Early ARM was more purely RISC and strove for simplicity. No modern chip that's actually a serious contender in the marketplace can be cleanly classified as pure RISC or pure CISC; that debate has been mostly set aside for causing too much philosophy to get in the way of real-world performance.

rayiner · on March 5, 2015

Similar in principle, different in practice. What the A57 (and most x86 processors) do is ditch the 1:1 mapping between the instruction set and what the functional units execute. A simple example: in x86, a MOV with a destination in memory is broke down into two micro-ops: one to calculate the store address, and another to put the store data on the internal memory bus. The two operations are executed by different functional units in the backend. In fact, all arithmetic instructions with memory operands are ultimately broken down into separate ALU and load-store micro ops.

Microcode also breaks down bigger instructions into internal ones, but the implementation is different. Usually, a micro odds instruction causes the CPU to execute from an internal ROM. This is usually subject to performance constraints. With micro operations, usually the decoder a generate the micro ops directly.

Someone · on March 5, 2015

Not quite.

Microcode implements (typically complex) instructions in terms of simpler ones, and it is stored on the chip. The simpler instructions may or may not be a subset of the existing instructions of the CPU. Executing microcode may (and, I guess, does, certainly historically) even use the same instruction decoder that 'normal' instructions use. If so, you can see microcode as hardware that traps the CPU when it encounters an instruction that the hardware claims to handle, but doesn't combined with a very fast read-only instruction cache that emulates those instructions in software.

Some CPUs split complex (for some definition of complex) operations into simpler units called micro-instructions because having more simpler instructions make it possible to make better use of available hardware (a slightly flawed comparison is that of bin packing. It becomes way easier to get decent results there if you cut the packages into smaller parts)

CHY872 · on March 5, 2015

ARM does have microcode (though early ones didn't).

Basically if you don't have microcode, you kinda tie your instruction set to your physical architecture, which makes it hard to progress.

For example, at the time of the Pentium 3, all instructions were 64 bit - execution units, buses, register renaming tech. SSE had 128 bit vector instructions, which would screw with this. For this reason, Intel split them into 2 64 bit micro-instructions.

ARM generally doesn't have patchable microcode, which might be the source of your confusion?

zurn · on March 5, 2015

You are confusing the concept of uops (or micro-instructions) with microcode.

Microcode is when the CPU runs microcode from a microcode ROM to implement an instruction. In CISC days this was often all instructions (these were termed microcoded CPUs).
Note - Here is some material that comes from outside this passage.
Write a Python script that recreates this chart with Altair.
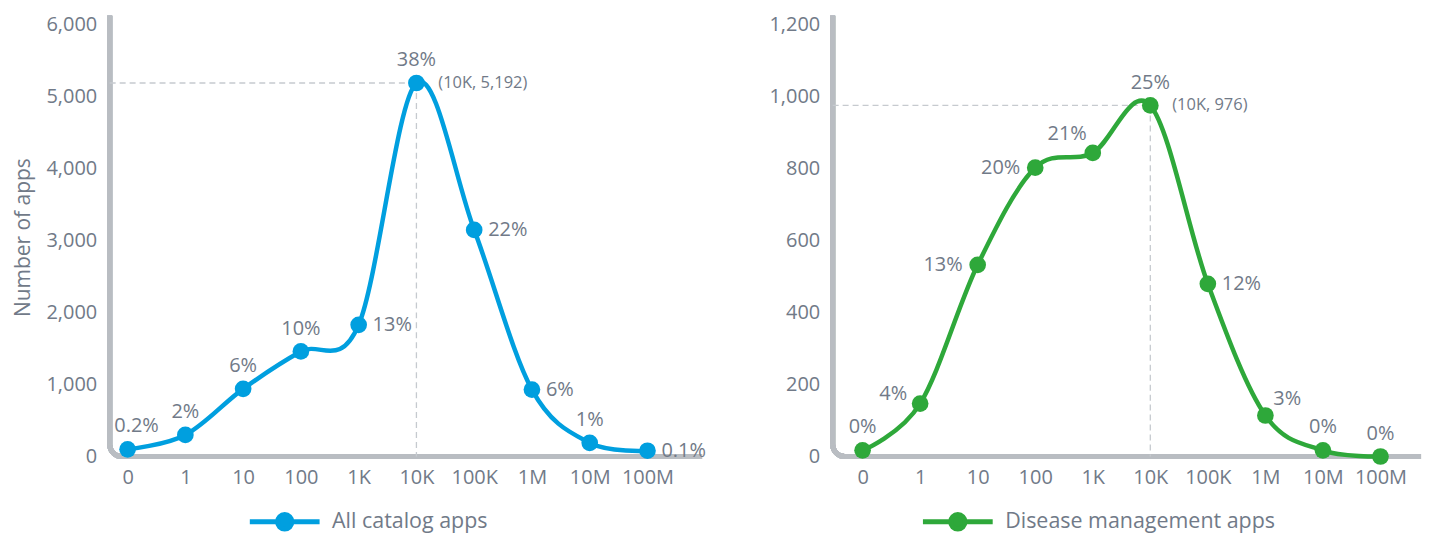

The same architecture might have cheap microcoded and high end "hardwired" implementations.

There's a conceptual similarity between uops and microcode, to quote the WP microcode article: "Modern CISC/RISC implementations, e.g. x86 designs, decode instructions into dynamically buffered micro-operations with instruction encodings similar to traditional fixed microcode. Ordinary static microcode is used as hardware assistance for complex multistep operations such as auto-repeating instructions and for transcendental functions in the floating point unit; it is also used for special purpose instructions (such as CPUID) and internal control and configuration purposes."

brigade · on March 5, 2015

Depends on what you mean by microcode. Pretty much any CPU that implements division or transcendental functions does so via microcode, for instance.

bhouston · on March 5, 2015

Similar table for x86 instructions:

https://gmplib.org/~tege/x86-timing.pdf